Graduate Students Offer Diversity Spotlights
May 7, 2017
Five graduate students in the College of Liberal Arts and Human Sciences recently participated in a Diversity Spotlight event, in which the Virginia Tech Graduate School’s 2017 Diversity Scholars gave five-minute presentations about their work in lightning-round format.
The scholars from the college have organized everything from the university’s first powwow to an Appalachian student support group to a popular-culture film series.
Melissa Faircloth, of Goldsboro, North Carolina, is a Ph.D. student in sociology. She earned her bachelor’s and her master’s degrees from East Carolina University. She serves as co-advisor for Native at Virginia Tech, a native and indigenous student organization.
She organized the first powwow on Virginia Tech’s campus to create visibility for underrepresented groups on campus, increase cultural education and competencies throughout campus and the greater Blacksburg community, and to provide a point of interest that might assist with indigenous student recruitment.
Jameson Jones, of Tazewell, Virginia, is a middle-school Spanish teacher and a Ph.D. student in education curriculum and instruction. He earned his bachelor’s degree from Roanoke College and his master’s degree from Appalachian State University. He is committed to community advocacy and development, as well as engaging in dialogue that bridges cross-cultural differences.
His project seeks to provide members of the Virginia Tech community a forum to share and learn from experiences related to Appalachian culture on campus and in our community. Natives and non-natives of the region are invited to participate to provide a holistic glimpse into life on a campus located in Appalachia.
Elizabeth Leigh McKagen, of Riner, Virginia, is a second year Ph.D. student in ASPECT, the Alliance for Social, Political, Ethical, and Cultural Thought. She received her bachelor’s and master’s degrees from Virginia Tech.
Her research interests include cultural studies, media studies, critical theory, popular culture, and science fiction studies. She plans to develop an event series that screens examples of popular science fiction television shows and create a space for discussion on diversity in popular culture and our academic environment.
Thomas Murray, of Chicago, Illinois, is a second-year M.F.A. candidate in directing and public dialogue in the School of Performing Arts. He earned his bachelor’s degree from Ball State University. He is writing a docudrama about the conflict between motorists and bicyclists on shared city streets.
For his Diversity Scholars project, he will partner with Alpha Psi Omega, the undergraduate theater honorary society, to lead a forum on queer and gender-based theater.
Emma Stamm, of Hudson Valley, New York, is a writer and Ph.D. student in the ASPECT program. She earned a bachelor’s degree from Bard College and a master’s degree from The New School.
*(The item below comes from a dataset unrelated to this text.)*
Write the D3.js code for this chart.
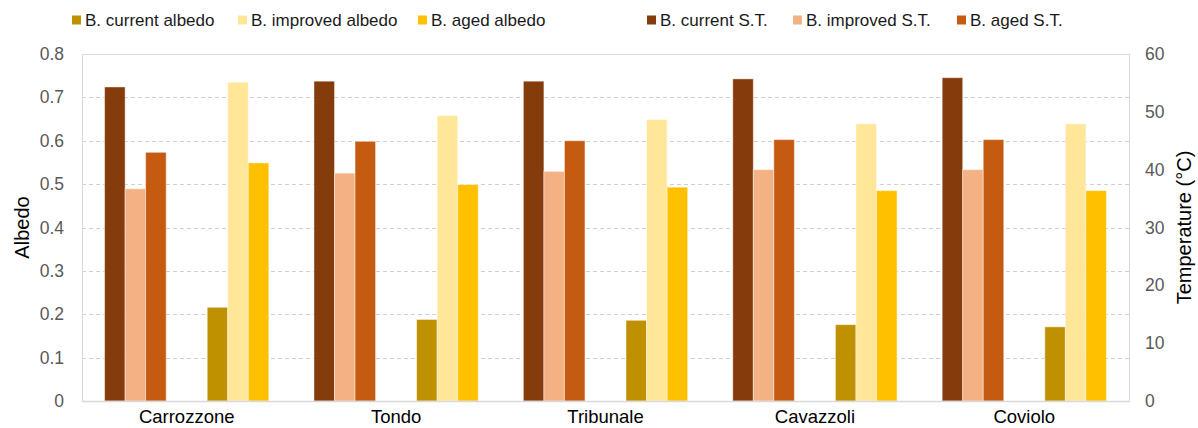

Her research deploys continental philosophy and media theory to critique emerging Internet technologies. Her project ─ an art exhibit and panel discussion ─ brings attention to female and nonbinary digital and electronic artists at Virginia Tech.
The Diversity Scholars program was established in 2012 to help students develop and implement projects to improve inclusion and diversity through dialogue, advocacy, and change in programs and colleges across the university’s campuses.